1曲目はメールロのトッカータ。トッカータ(触れるの意)とは楽器の調子や会場の響きなどを知るための調べです。トッカータの前にも即興がありました。クラヴィコードは音の小さな楽器ですから、お客様もものすごく集中します。その視線や聴線(なんて単語はないけど)を背中に受け止めての演奏。会場にいた全員が敏感な耳となったことでしょう。前半の最後はベームのハ短調の組曲。さて、私はバロックダンスも習っていると書きましたが、師匠はバロックダンサーでもあります。バロック音楽をやる上で欠かせない要素の1つです。バロックダンサーが演奏する舞曲。これはやはりいつも聴かれる演奏とはまるで違っていました。音からダンスの躍動感(というと安っぽいけど)が伝わってくるようでした。中でも印象的だったのはジーグでした。今日聴かれるジーグは甘いのかもしれません。タッチによって変わる響きを目の当たりにしました。
後半にはバッハのリュートのための前奏曲から。そしてバッハのフランス組曲2番。この日最も感動した演奏でした。数年前のレッスンで「バッハを良く演奏すること」と話されていたのを覚えています。その言葉が自分には何故か印象的で、この演奏に触れてその想いが強く伝わってきたように思いました。集中力というか入り込みというか…背中から伝わるもので、楽器と一体になったような演奏…「舞曲」におさまりきらない「バッハの音楽」がそこにありました。
そして初めて聴いたフーベルトモデルのクラヴィコード。
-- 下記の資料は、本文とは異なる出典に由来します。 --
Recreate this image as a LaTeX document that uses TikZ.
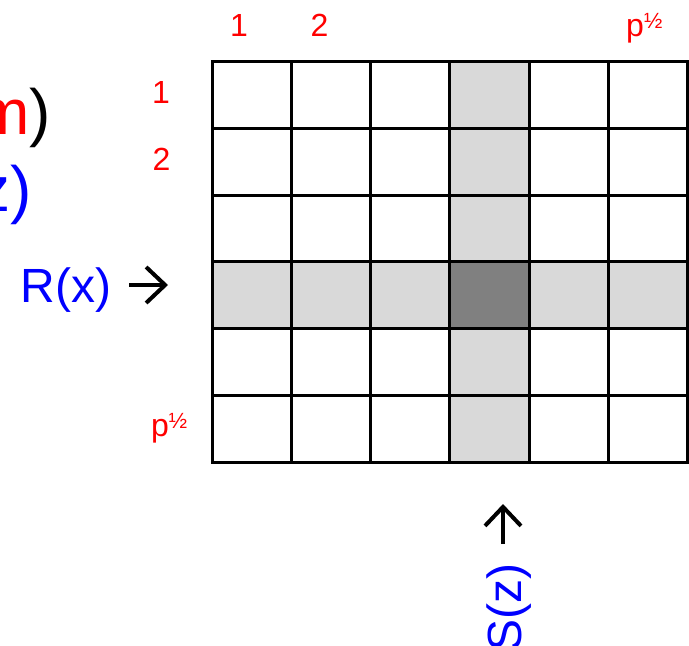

バッハと同じ時代を生きたフーベルトのレプリカは素晴らしい音色でした。運搬を手伝ったのですが、大きいだけあってとても重かったです。
今月もまたレッスンがあります。こちらも死ぬ気で練習してレッスンに臨もうと思います。バッハ、ベームの素晴らしさを改めて知るとともに、気が引き締まる思いのしたコンサートでした。